Louis Hartz wrote the following about those nineteenth century achievements:

"Freedom from state control went hand in hand with the religion of opportunity, which in the broadest sense democratized economic power and made it acceptable to the egalitarian ethos of a liberal society. Technically, of course, this correlation was not essential. One could have the Horatio Alger dream functioning in the context of the old Whig paternalism: Ragged Dick could dream of making his million in a business fostered by the government itself, and we cannot excuse Hamilton from his failure to grasp the Alger secret by referring to the state of the American economy. There was sheer blindness, sheer failure to understand America in the Hamiltonian attitude. At the same time the capacity of Whiggery to dispense with the state, or at least a portion of the state, did make certain things possible. One was a full appropriation, or perhaps one should continue to say "confusion" of the Jeffersonian and Jacksonian symbolism. That symbolism had assailed the state for granting the corporate charter and thus interfering with individual enterprise. Now, with the reliance on the state diminished, the capture of this symbolism was facilitated. The granting of the corporate charter could be confused with corporate regulation, the corporation could be confused with the individual, and Jackson could be turned inside out. The antagonism of state and individual, originally created to disadvantage the corporation, could be twisted to its defense. Down to the present day it is the genius of this achievement to convert the ideological Jefferson into his own worst enemy."*

Hartz's point is brilliant although his history is inaccurate in several ways. The point is that the corporation became a vehicle for individual achievement. But through a process of increasing government support as well as economies of scale and foreign trade advantages, the corporation became ever-increasing in size. Rather than demand that corporations prove themselves in the market, the Progressive era established exponentially greater supports for big business. This enhanced support had a range of economic and social effects. One of these was an attack on the achievement motive through credentialism, regulatory obstacles to new enterprise ideas, and the inheritance tax, which excludes the economic elite through the institute of family trusts, restricting the inter-generational evolution of family firms.

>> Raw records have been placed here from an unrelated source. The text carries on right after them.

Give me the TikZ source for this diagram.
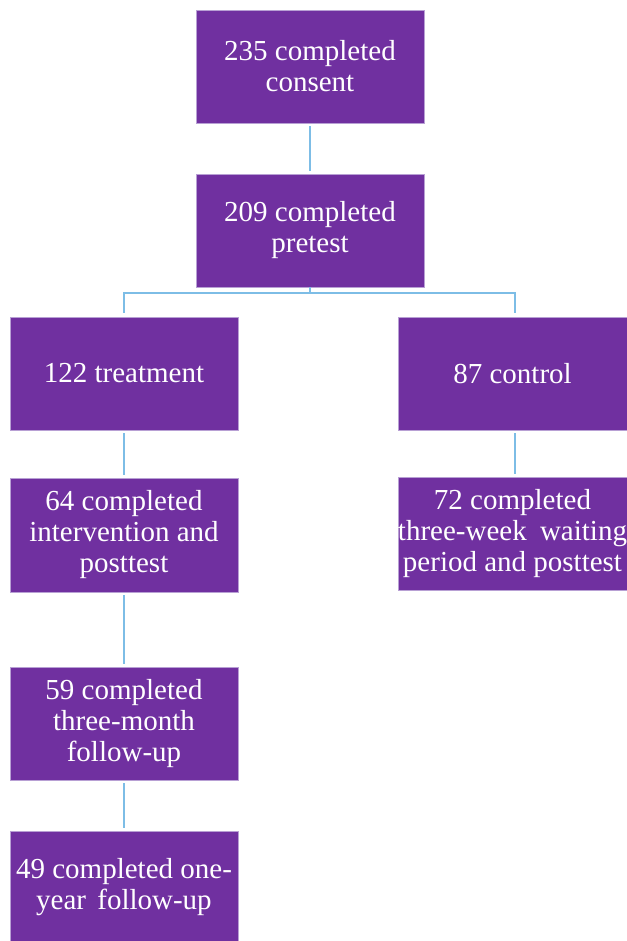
\documentclass[tikz,border=0pt]{standalone}
\usepackage{fontspec}
\setmainfont{Liberation Serif}
\definecolor{boxpurple}{HTML}{7030A0}
\definecolor{boxedge}{HTML}{B8A0D4}
\definecolor{connblue}{HTML}{7DBDE6}
\begin{document}
\begin{tikzpicture}[x=1pt,y=-1pt,
  flowbox/.style={rectangle, fill=boxpurple, draw=boxedge, line width=0.8pt,
    minimum width=228pt, minimum height=113pt, inner sep=0pt, text=white,
    align=center, font=\fontsize{29}{31}\selectfont},
  conn/.style={draw=connblue, line width=2pt, shorten <=3pt, shorten >=3pt},
  bracket/.style={draw=connblue, line width=2pt}]
\useasboundingbox (0,0) rectangle (626,941);
\node[flowbox] (b1) at (310,66.5) {235 completed\\consent};
\node[flowbox] (b2) at (310,230.5) {209 completed\\pretest};
\node[flowbox] (b3) at (124,373.5) {122 treatment};
\node[flowbox, minimum width=229pt] (b4) at (512.5,373.5) {87 control};
\node[flowbox, minimum height=114pt] (b5) at (124,535) {64 completed\\intervention and\\posttest};
\node[flowbox, minimum width=229pt] (b6) at (512.5,533.5) {72 completed\\three-week\hspace{6pt} waiting\\period and posttest};
\node[flowbox] (b7) at (124,723.5) {59 completed\\three-month\\follow-up};
\node[flowbox, minimum height=112pt] (b8) at (124,887) {49 completed one-\\year\hspace{4pt} follow-up};
\draw[conn] (b1) -- (b2);
\draw[bracket] (b2.south) -- ++(0,6) coordinate (split);
\draw[bracket] (split) -| ([yshift=4pt]b3.north);
\draw[bracket] (split) -| ([xshift=2.5pt,yshift=4pt]b4.north);
\draw[conn] (b3) -- (b5);
\draw[conn] ([xshift=2.5pt]b4.south) -- ([xshift=2.5pt]b6.north);
\draw[conn] (b5) -- (b7);
\draw[conn] (b7) -- (b8);
\end{tikzpicture}
\end{document}
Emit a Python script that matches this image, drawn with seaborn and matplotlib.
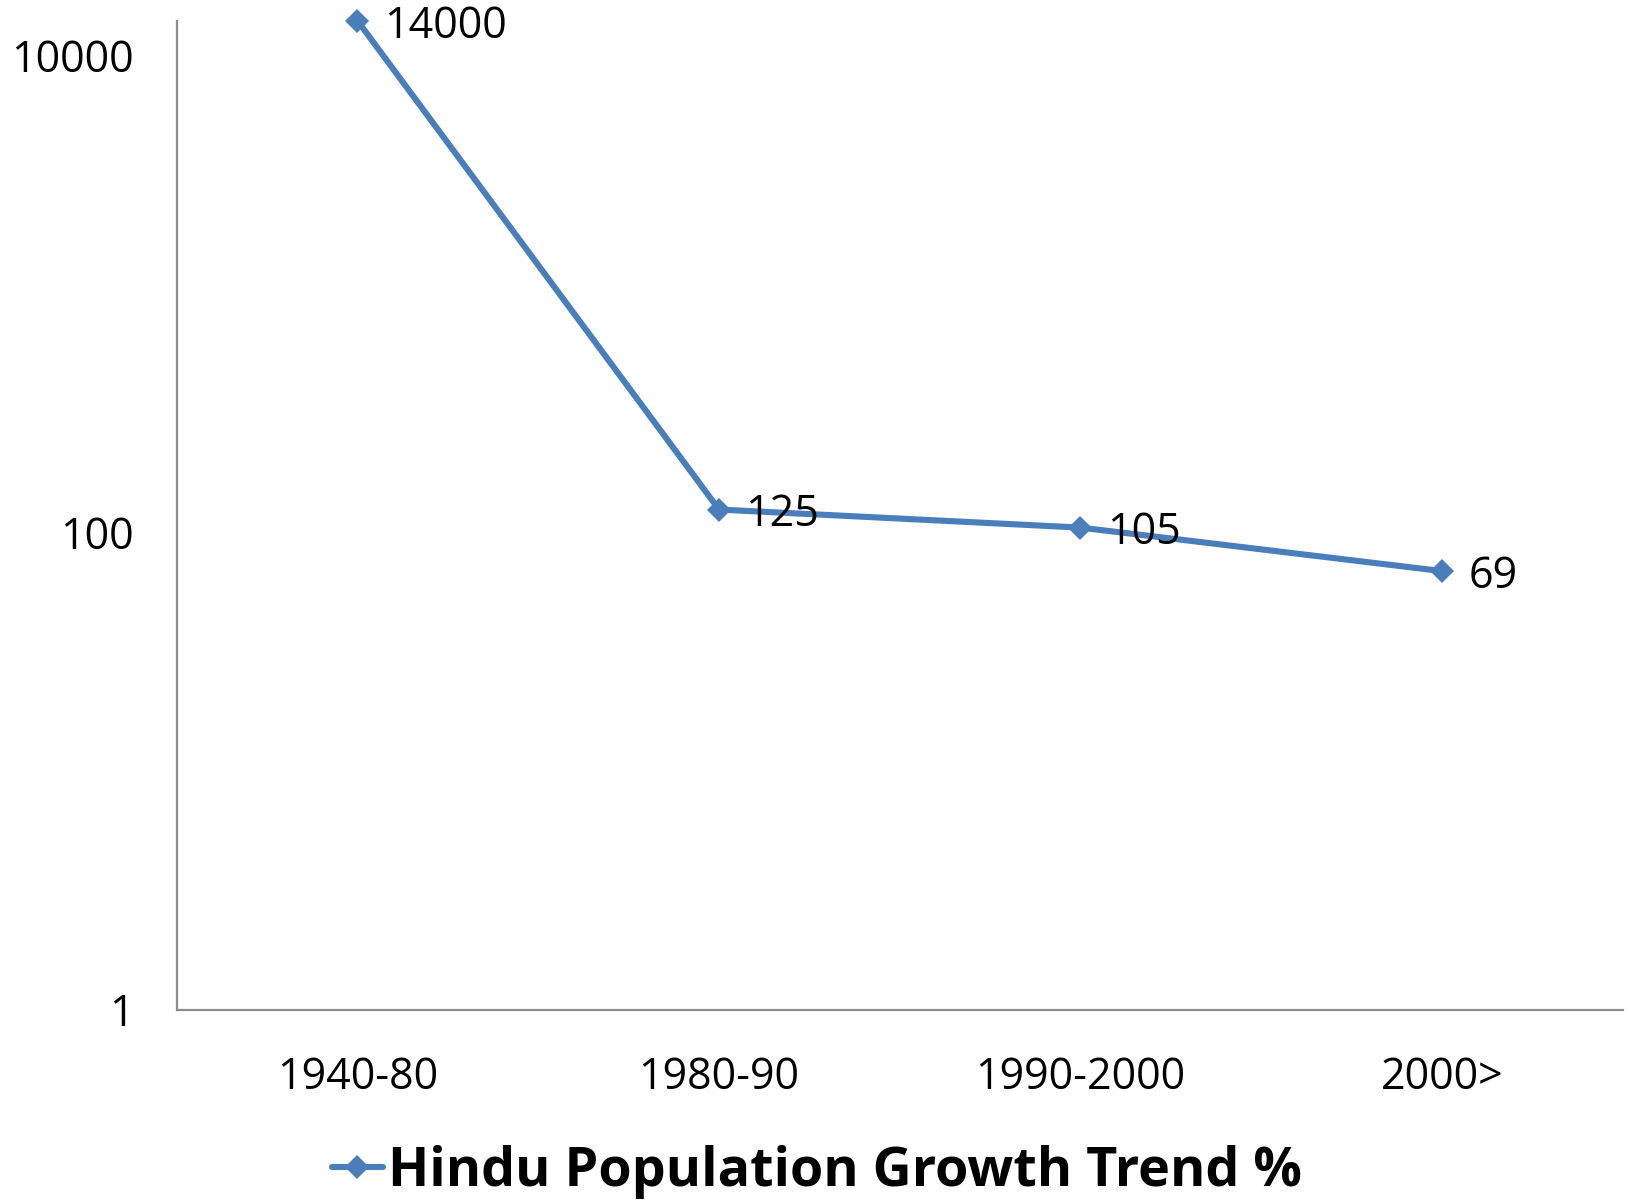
import matplotlib
matplotlib.use("Agg")
import matplotlib.pyplot as plt
import seaborn as sns
import pandas as pd

periods = ["1940-80", "1980-90", "1990-2000", "2000>"]
growth = [14000, 125, 105, 69]
series_name = "Hindu Population Growth Trend %"
y_ticks = [1, 100, 10000]
y_tick_labels = ["1", "100", "10000"]

sns.set_theme(style="white")
plt.rcParams['font.family'] = ['Open Sans', 'DejaVu Sans']

df = pd.DataFrame({"period": periods, "growth": growth, "series": series_name})

W, H = 1567.0, 1155.0  # reference layout measured on a 0.962-scaled view
fig = plt.figure(figsize=(16.29, 12.01), dpi=100)
ax = fig.add_axes([170/W, 1 - 971/H, (1561-170)/W, (971-20)/H])

color = "#4A7EBB"
sns.lineplot(data=df, x="period", y="growth", hue="series", palette=[color],
             marker="D", markersize=12, linewidth=4.4, markeredgewidth=0,
             sort=False, ax=ax, clip_on=False)

ax.set_yscale("log")
ax.set_ylim(1, 14000)
ax.set_xlim(-0.5, 3.5)
ax.set_yticks(y_ticks)
ax.set_yticklabels(y_tick_labels)
ax.minorticks_off()
ax.set_xticks(range(len(periods)))
ax.set_xticklabels(periods)
ax.tick_params(axis="both", length=0, labelsize=31, colors="black")
ax.tick_params(axis="y", pad=31)
ax.tick_params(axis="x", pad=33)
ax.set_xlabel("")
ax.set_ylabel("")

for side in ["top", "right"]:
    ax.spines[side].set_visible(False)
for side in ["left", "bottom"]:
    ax.spines[side].set_color("#8C8C8C")
    ax.spines[side].set_linewidth(1.6)

for i, v in enumerate(growth):
    ax.annotate(f"{v}", (i, v), xytext=(19, 0), textcoords="offset points",
                ha="left", va="center_baseline", fontsize=31, color="black")

handles, labels = ax.get_legend_handles_labels()
leg = ax.legend(handles, labels, loc="center", bbox_to_anchor=(786/W, 1 - 1127/H),
                bbox_transform=fig.transFigure, frameon=False,
                prop={"weight": "bold", "size": 38.8}, handlelength=0.95,
                handletextpad=0.1, borderaxespad=0)
for t in leg.get_texts():
    t.set_color("black")

fig.savefig("out.png", dpi=100)
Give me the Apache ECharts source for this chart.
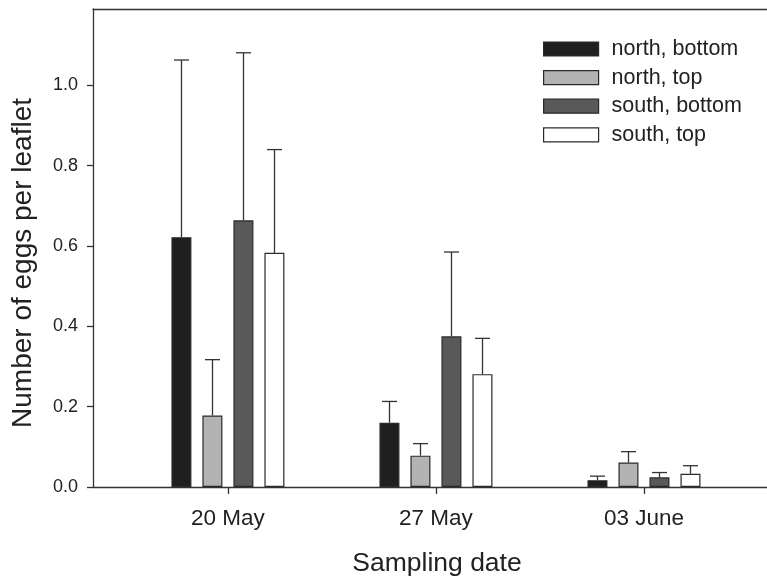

*Louis Hartz, "Government-Business Relations" in Economic Change in the Civil War Era: Proceedings of a Conference on American Institutional Change, 1850-1873, and the Impact of the Civil War Held March 12-14 1964. David T. Gilchrist and W. David Lewis, editors. Greenville, Delaware: Eleutherian Mills-Hagley Foundation.

2 comments:

intlprof said...

Enjoyable, thoughtful piece.. it can be strengthened by perusing the Achivement Motive lit, in psych.

Ron
International Professors Project

Mitchell Langbert said...

Thanks, Ron. I'm hoping to develop this concept into part of a book.